Bellisari, pulled over at 2:01 a.m. on Nov. 16 on the corner of 12th and Neil avenues for two traffic violations and subsequently arrested on two counts of drunken driving, yesterday pleaded no contest to one drunken driving charge. He was sentenced to three days in jail by Judge H. William Pollitt Jr. of the Franklin County Municipal Court. Prosecutors dismissed the other three charges.

“It was his call because he wanted to get it over with,” said Bellisari’s attorney, Sam Weiner.

Bellisari will serve his jail time on Jan. 11-13 – ten days after the Buckeyes conclude their 2001 football season at the Outback Bowl on Jan. 1.

Under Ohio DUI law, the minimum penalties for a first offense are three consecutive days in jail or a three-day driver intervention program, a $200 fine and a six-month license suspension. Pollitt, who graduated from OSU in 1970 and played on OSU’s 1968 national championship football team, sentenced Bellisari to the three consecutive days in jail, three days in an alcohol diversion program, fined him $350 and suspended his license for six months.

Pollitt is no stranger to OSU football players in trouble. In 1997, then-freshman wide receiver Ken-Yon Rambo was arrested for resisting arrest and drug abuse outside the River Club in downtown Columbus. Pollitt handled the proceedings and gave Rambo a small fine.

“I do have an allegiance to the Ohio State University football program,” Pollitt said during a pretrial hearing in the Rambo case. “However, I have a higher allegiance to my profession as a judge.”

Five months later, 20-year-old OSU All-American linebacker Andy Katzenmoyer was arrested for recording a .133 blood-alcohol level on a Breathalyzer test. After his conviction, Pollitt placed Katzenmoyer on two years’ probation, gave him a $300 fine and suspended his license for six months. Katzenmoyer did not serve jail time.

In 1998, Ohio law did not stipulate mandatory jail time for a first-offense DUI. It wasn’t until May 17, 2000 that jail time became mandatory for such a conviction under Ohio Revised Code.

While Bellisari will only have to serve three days in jail and three days at an alcohol diversion program, Pollitt actually sentenced him to 180 days in jail, but suspended 174 of the days. If Bellisari should violate the parameters of his probation, he would have to serve the suspended days.
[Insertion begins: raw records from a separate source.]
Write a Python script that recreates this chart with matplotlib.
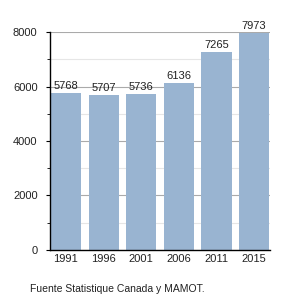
import numpy as np
import matplotlib
matplotlib.use("Agg")
import matplotlib.pyplot as plt
from matplotlib.ticker import MultipleLocator

years = ["1991", "1996", "2001", "2006", "2011", "2015"]
population = [5768, 5707, 5736, 6136, 7265, 7973]

plt.rcParams['font.family'] = ['Liberation Sans', 'DejaVu Sans']

fig = plt.figure(figsize=(3, 3), dpi=100)
ax = fig.add_axes([0.167, 0.167, 0.733, 0.726])

x = np.arange(len(years))
bars = ax.bar(x, population, width=0.8, color="#99b4d1", zorder=2)

for xi, v in zip(x, population):
    ax.text(xi, v + 70, str(v), ha="center", va="bottom", fontsize=8, color="#222222")

ax.set_xlim(-0.42, len(years) - 0.58)
ax.set_ylim(0, 8000)
ax.set_xticks(x)
ax.set_xticklabels(years)
ax.yaxis.set_major_locator(MultipleLocator(2000))
ax.yaxis.set_minor_locator(MultipleLocator(1000))
ax.tick_params(axis="x", length=0, labelsize=8, pad=3, labelcolor="#222222")
ax.tick_params(axis="y", which="major", length=3, labelsize=8, pad=6, labelcolor="#222222")
ax.tick_params(axis="y", which="minor", length=2)

ax.grid(axis="y", which="major", color="#aaaaaa", linewidth=0.8, zorder=0)
ax.grid(axis="y", which="minor", color="#e6e6e6", linewidth=0.8, zorder=0)
ax.set_axisbelow(True)

ax.spines["top"].set_visible(False)
ax.spines["right"].set_visible(False)
ax.spines["left"].set_linewidth(1.0)
ax.spines["bottom"].set_linewidth(1.0)

fig.text(0.1, 0.037, "Fuente Statistique Canada y MAMOT.", fontsize=7.5,
         ha="left", va="center", color="#222222")

fig.savefig("out.png", dpi=100)
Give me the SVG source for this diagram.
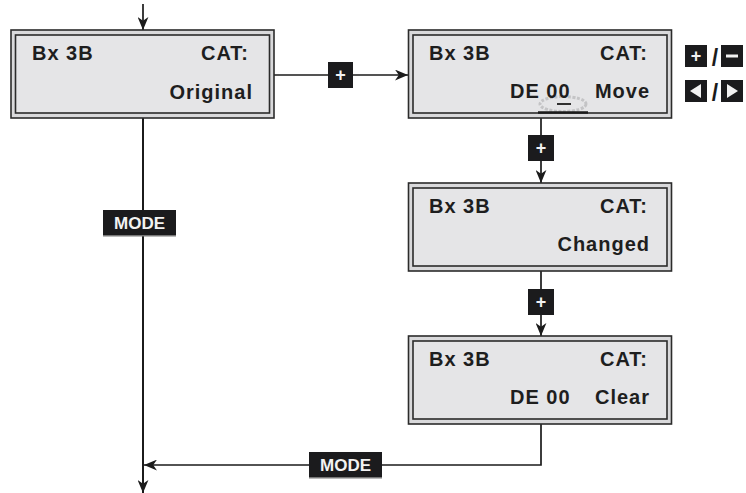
<svg xmlns="http://www.w3.org/2000/svg" width="746" height="493" viewBox="0 0 746 493">
<defs>
<style>
.outer{fill:#d9d9db;stroke:#2b2b2b;stroke-width:1.6}
.inner{fill:#e5e5e7;stroke:#2b2b2b;stroke-width:1.6}
.t{font-family:"Liberation Sans",Arial,sans-serif;font-weight:bold;font-size:20px;fill:#1e1e1e;letter-spacing:1px}
.e{text-anchor:end}
.btn{fill:#1b1b1d}
.bt{font-family:"Liberation Sans",Arial,sans-serif;font-weight:bold;fill:#f2f2f2;text-anchor:middle}
.ln{fill:none;stroke:#1b1b1b;stroke-width:1.7}
</style>
<marker id="ah" viewBox="0 0 12 10" refX="12" refY="5" markerWidth="13" markerHeight="11" markerUnits="userSpaceOnUse" orient="auto">
<path d="M0,0 L12,5 L0,10 L3.5,5 Z" fill="#1b1b1b"/>
</marker>
</defs>

<g id="connectors">
<path class="ln" d="M143,4 V30" marker-end="url(#ah)"/>
<path class="ln" d="M274,75 H408" marker-end="url(#ah)"/>
<path class="ln" d="M143,118 V493" marker-end="url(#ah)" style="stroke-width:2"/>
<path class="ln" d="M541,118 V183" marker-end="url(#ah)"/>
<path class="ln" d="M541,271 V336" marker-end="url(#ah)"/>
<path class="ln" d="M541,424 V465 H144" marker-end="url(#ah)"/>
</g>

<g id="box1">
<rect class="outer" x="11" y="30" width="263" height="88"/>
<rect class="inner" x="15.5" y="35" width="254" height="78"/>
<text class="t" x="32" y="60">Bx 3B</text>
<text class="t e" x="249" y="60">CAT:</text>
<text class="t e" x="253" y="99">Original</text>
</g>

<g id="box2">
<rect class="outer" x="408.5" y="30" width="263" height="88"/>
<rect class="inner" x="413" y="35" width="254" height="78"/>
<text class="t" x="429" y="60">Bx 3B</text>
<text class="t e" x="648" y="60">CAT:</text>
<ellipse cx="563" cy="104" rx="23" ry="7.5" fill="none" stroke="#c4c4c6" stroke-width="3" stroke-dasharray="3 1.5"/>
<text class="t" x="510" y="98">DE 00</text>
<text class="t e" x="650" y="98">Move</text>
<line x1="557" y1="104" x2="571" y2="104" stroke="#1b1b1b" stroke-width="1.8"/>
<line x1="538" y1="112.5" x2="588" y2="112.5" stroke="#1b1b1b" stroke-width="2.6"/>
</g>

<g id="box3">
<rect class="outer" x="408.5" y="183" width="263" height="88"/>
<rect class="inner" x="413" y="188" width="254" height="78"/>
<text class="t" x="429" y="213">Bx 3B</text>
<text class="t e" x="648" y="213">CAT:</text>
<text class="t e" x="650" y="251">Changed</text>
</g>

<g id="box4">
<rect class="outer" x="408.5" y="336" width="263" height="88"/>
<rect class="inner" x="413" y="341" width="254" height="78"/>
<text class="t" x="429" y="366">Bx 3B</text>
<text class="t e" x="648" y="366">CAT:</text>
<text class="t" x="510" y="404">DE 00</text>
<text class="t e" x="650" y="404">Clear</text>
</g>

<g id="plus1">
<rect class="btn" x="328" y="62" width="25" height="26"/>
<text class="bt" x="340.5" y="81" font-size="18">+</text>
</g>
<g id="plus2">
<rect class="btn" x="528" y="135" width="26" height="26"/>
<text class="bt" x="541" y="154" font-size="18">+</text>
</g>
<g id="plus3">
<rect class="btn" x="528" y="289" width="26" height="26"/>
<text class="bt" x="541" y="308" font-size="18">+</text>
</g>

<g id="mode1">
<rect class="btn" x="103" y="210" width="73" height="26"/>
<rect x="103" y="235" width="73" height="1.5" fill="#777"/>
<text class="bt" x="139.5" y="229" font-size="17">MODE</text>
</g>
<g id="mode2">
<rect class="btn" x="309" y="452" width="73" height="26"/>
<rect x="309" y="477" width="73" height="1.5" fill="#777"/>
<text class="bt" x="345.5" y="471" font-size="17">MODE</text>
</g>

<g id="keys">
<rect class="btn" x="685" y="45" width="22" height="22"/>
<text class="bt" x="696" y="62" font-size="18">+</text>
<text x="715" y="66" font-family="Liberation Sans,Arial,sans-serif" font-weight="bold" font-size="23" fill="#1b1b1b" text-anchor="middle">/</text>
<rect class="btn" x="721" y="45" width="22" height="22"/>
<rect x="726" y="54.5" width="12" height="3" fill="#f2f2f2"/>
<rect class="btn" x="685" y="80" width="22" height="22"/>
<polygon points="701,84 701,98 690,91" fill="#f2f2f2"/>
<text x="715" y="101" font-family="Liberation Sans,Arial,sans-serif" font-weight="bold" font-size="23" fill="#1b1b1b" text-anchor="middle">/</text>
<rect class="btn" x="721" y="80" width="22" height="22"/>
<polygon points="727,84 727,98 738,91" fill="#f2f2f2"/>
</g>
</svg>
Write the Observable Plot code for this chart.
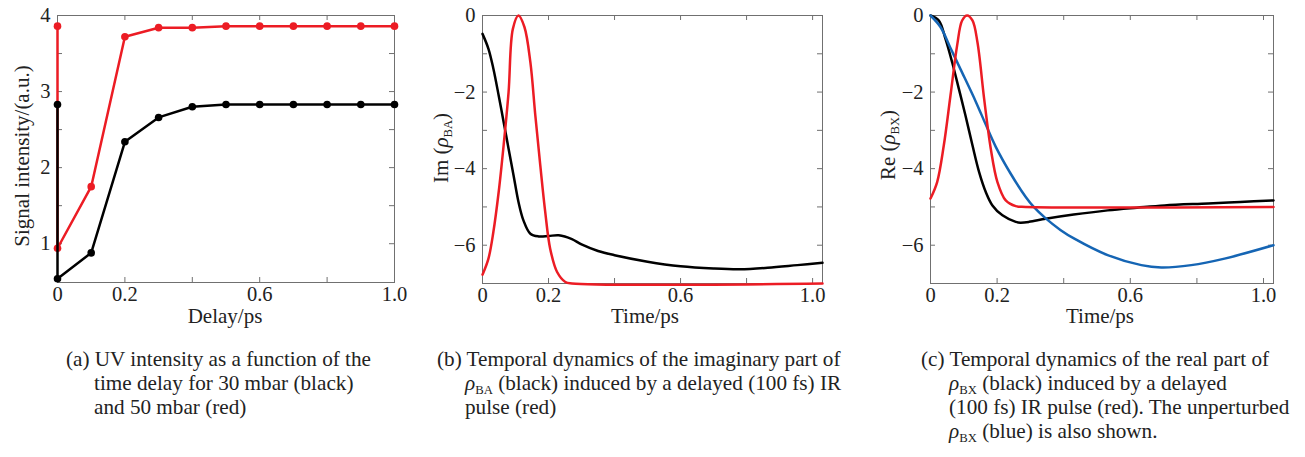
<!DOCTYPE html>
<html><head><meta charset="utf-8">
<script src="https://cdn.jsdelivr.net/npm/d3@7"></script>
<script src="https://cdn.jsdelivr.net/npm/@observablehq/plot@0.6"></script>
<style>
body{margin:0;background:#fff;}
#root{position:relative;width:1305px;height:457px;font-family:"Liberation Serif","Times New Roman",serif;color:#222;overflow:hidden;}
.panel{position:absolute;top:0;}
.ylab{position:absolute;transform:translate(-50%,-50%) rotate(-90deg);white-space:nowrap;font-size:21px;}
.xlab{position:absolute;transform:translate(-50%,0);white-space:nowrap;font-size:21px;}
.cap{position:absolute;font-size:21.2px;line-height:24px;white-space:nowrap;}
.cap .ind{padding-left:28px;}
sub{font-size:60%;vertical-align:-0.35em;line-height:0;}
</style>
</head><body>
<div id="root">
  <div class="panel" id="pa" style="left:0px"></div>
  <div class="panel" id="pb" style="left:430px"></div>
  <div class="panel" id="pc" style="left:870px"></div>
  <div class="ylab" style="left:22px;top:156px">Signal intensity/(a.u.)</div>
  <div class="ylab" style="left:441px;top:148px">Im (<i>ρ</i><sub>BA</sub>)</div>
  <div class="ylab" style="left:888px;top:145px">Re (<i>ρ</i><sub>BX</sub>)</div>
  <div class="xlab" style="left:225px;top:304px">Delay/ps</div>
  <div class="xlab" style="left:645px;top:304px">Time/ps</div>
  <div class="xlab" style="left:1100px;top:304px">Time/ps</div>
  <div class="cap" style="left:66px;top:347px">(a) UV intensity as a function of the<br><span class="ind">time delay for 30 mbar (black)</span><br><span class="ind">and 50 mbar (red)</span></div>
  <div class="cap" style="left:437px;top:347px">(b) Temporal dynamics of the imaginary part of<br><span class="ind"><i>ρ</i><sub>BA</sub> (black) induced by a delayed (100 fs) IR</span><br><span class="ind">pulse (red)</span></div>
  <div class="cap" style="left:921px;top:347px">(c) Temporal dynamics of the real part of<br><span class="ind"><i>ρ</i><sub>BX</sub> (black) induced by a delayed</span><br><span class="ind">(100 fs) IR pulse (red). The unperturbed</span><br><span class="ind"><i>ρ</i><sub>BX</sub> (blue) is also shown.</span></div>
</div>
<script>
// ---------- Data ----------
// (a) UV intensity vs delay
const aDelay   = [0, 0, 0.1, 0.2, 0.3, 0.4, 0.5, 0.6, 0.7, 0.8, 0.9, 1.0];
const a50mbar  = [3.86, 0.94, 1.75, 3.72, 3.84, 3.84, 3.86, 3.86, 3.86, 3.86, 3.86, 3.86];
const a30mbar  = [2.83, 0.54, 0.88, 2.34, 2.66, 2.80, 2.83, 2.83, 2.83, 2.83, 2.83, 2.83];

// (b) Im(rho_BA)
const bBlackT = [0, .018, .033, .049, .064, .079, .094, .109, .124, .145, .170, .200, .231, .271, .30, .35, .40, .50, .60, .70, .78, .864, .954, 1.03];
const bBlack  = [-0.48, -0.87, -1.39, -2.09, -2.78, -3.48, -4.17, -4.87, -5.35, -5.70, -5.77, -5.76, -5.74, -5.84, -5.98, -6.15, -6.26, -6.43, -6.55, -6.61, -6.63, -6.59, -6.52, -6.46];
const bRedT   = [0, .018, .033, .049, .064, .079, .092, .109, .127, .145, .160, .175, .190, .205, .226, .251, .271, 1.03];
const bRed    = [-6.77, -6.35, -5.65, -4.61, -3.39, -2.0, -0.35, 0, -0.30, -1.22, -2.61, -3.91, -5.13, -6.09, -6.70, -6.96, -7, -7];

// (c) Re(rho_BX)
const cBlackT = [0, .025, .045, .065, .085, .105, .126, .146, .166, .186, .216, .256, .27, .296, .346, .43, .532, .62, .703, .834, .93, 1.03];
const cBlack  = [0, -0.13, -0.61, -1.22, -1.91, -2.61, -3.39, -4.09, -4.61, -4.96, -5.22, -5.39, -5.41, -5.39, -5.31, -5.2, -5.09, -5.02, -4.96, -4.91, -4.87, -4.83];
const cBlueT  = [0, .03, .06, .09, .136, .166, .196, .24, .286, .31, .346, .39, .432, .532, .633, .693, .783, .883, 1.03];
const cBlue   = [0, -0.3, -0.85, -1.4, -2.25, -2.85, -3.43, -4.12, -4.74, -5.0, -5.3, -5.6, -5.83, -6.26, -6.52, -6.58, -6.52, -6.35, -6.0];
const cRedT   = [0, .02, .04, .06, .08, .095, .11, .126, .141, .161, .181, .201, .226, .256, .286, 1.03];
const cRed    = [-4.78, -4.35, -3.39, -2.09, -0.78, -0.13, 0, -0.13, -0.70, -2.17, -3.48, -4.35, -4.83, -4.98, -5.0, -5.0];

// Ticks
const aXTicks = [0, 0.2, 0.4, 0.6, 0.8, 1.0];
const aXLabels = [0, 0.2, 0.6, 1.0];
const aYTicks = [1, 1.5, 2, 2.5, 3, 3.5, 4];
const aYLabels = [1, 2, 3, 4];
const tXTicks = [0, 0.2, 0.4, 0.6, 0.8, 1.0];
const tXLabels = [0, 0.2, 0.6, 1.0];
const tYTicks = [0, -1, -2, -3, -4, -5, -6, -7];
const tYLabels = [0, -2, -4, -6];

const RED = "#ec1c24", BLACK = "#000", BLUE = "#1565b4", FRAME = "#707070";
const zip = (xs, ys) => xs.map((x, i) => ({x, y: ys[i]}));
const fmtX = d => d === 0 ? "0" : d.toFixed(1);
const fmtY = d => d < 0 ? "\u2212" + Math.abs(d) : String(d);

function panel({width, height, ml, mr, mt, mb, xDomain, yDomain, xTicks, xLabels, yTicks, yLabels, marks}) {
  const pw = width - ml - mr, ph = height - mt - mb, t = 5;
  return Plot.plot({
    width, height, marginLeft: ml, marginRight: mr, marginTop: mt, marginBottom: mb,
    x: {domain: xDomain}, y: {domain: yDomain},
    style: {fontFamily: "'Liberation Serif','Times New Roman',serif", fontSize: "20.5px", color: "#222", background: "transparent", overflow: "visible"},
    marks: [
      Plot.frame({stroke: FRAME}),
      Plot.tickX(xTicks, {x: d => d, insetTop: ph - t, stroke: FRAME}),
      Plot.tickX(xTicks, {x: d => d, insetBottom: ph - t, stroke: FRAME}),
      Plot.tickY(yTicks, {y: d => d, insetRight: pw - t, stroke: FRAME}),
      Plot.tickY(yTicks, {y: d => d, insetLeft: pw - t, stroke: FRAME}),
      Plot.axisX(xLabels, {tickSize: 0, tickPadding: 4, tickFormat: fmtX, label: null}),
      Plot.axisY(yLabels, {tickSize: 0, tickPadding: 7, tickFormat: fmtY, label: null}),
      ...marks
    ]
  });
}

const dA50 = zip(aDelay, a50mbar), dA30 = zip(aDelay, a30mbar);
document.getElementById("pa").append(panel({
  width: 420, height: 310, ml: 57, mr: 26, mt: 15, mb: 28,
  xDomain: [0, 1], yDomain: [0.49, 4],
  xTicks: aXTicks, xLabels: aXLabels, yTicks: aYTicks, yLabels: aYLabels,
  marks: [
    Plot.line(dA50, {x: "x", y: "y", stroke: RED, strokeWidth: 2.5}),
    Plot.dot(dA50, {x: "x", y: "y", fill: RED, r: 3.8}),
    Plot.line(dA30, {x: "x", y: "y", stroke: BLACK, strokeWidth: 2.5}),
    Plot.dot(dA30, {x: "x", y: "y", fill: BLACK, r: 3.8})
  ]
}));

document.getElementById("pb").append(panel({
  width: 400, height: 310, ml: 52, mr: 8, mt: 15, mb: 27,
  xDomain: [0, 1.03], yDomain: [-7, 0],
  xTicks: tXTicks, xLabels: tXLabels, yTicks: tYTicks, yLabels: tYLabels,
  marks: [
    Plot.line(zip(bBlackT, bBlack), {x: "x", y: "y", stroke: BLACK, strokeWidth: 2.5, curve: "catmull-rom"}),
    Plot.line(zip(bRedT, bRed), {x: "x", y: "y", stroke: RED, strokeWidth: 2.5, curve: "catmull-rom"})
  ]
}));

document.getElementById("pc").append(panel({
  width: 420, height: 310, ml: 60, mr: 17, mt: 15, mb: 27,
  xDomain: [0, 1.03], yDomain: [-7, 0],
  xTicks: tXTicks, xLabels: tXLabels, yTicks: tYTicks, yLabels: tYLabels,
  marks: [
    Plot.line(zip(cBlackT, cBlack), {x: "x", y: "y", stroke: BLACK, strokeWidth: 2.5, curve: "catmull-rom"}),
    Plot.line(zip(cBlueT, cBlue), {x: "x", y: "y", stroke: BLUE, strokeWidth: 2.5, curve: "catmull-rom"}),
    Plot.line(zip(cRedT, cRed), {x: "x", y: "y", stroke: RED, strokeWidth: 2.5, curve: "catmull-rom"})
  ]
}));
</script>
</body></html>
OSU coach Jim Tressel, who reinstated Bellisari on Nov. 19 after a three-day suspension from the team, was unavailable for comment on yesterday’s proceedings. He has not, though, ruled out the possibility of Bellisari starting in the bowl game.

On Monday, Tressel did not guarantee Craig Krenzel, OSU’s starting quarterback in the Buckeyes’ 26-20 win over Michigan on Saturday, would start the game on Jan. 1. Tressel said only that Krenzel was definitely in the plans for the Outback Bowl.

Bellisari last played on Nov. 10 in OSU’s 35-9 victory over Purdue. Last Saturday, Bellisari suited up but did not see action.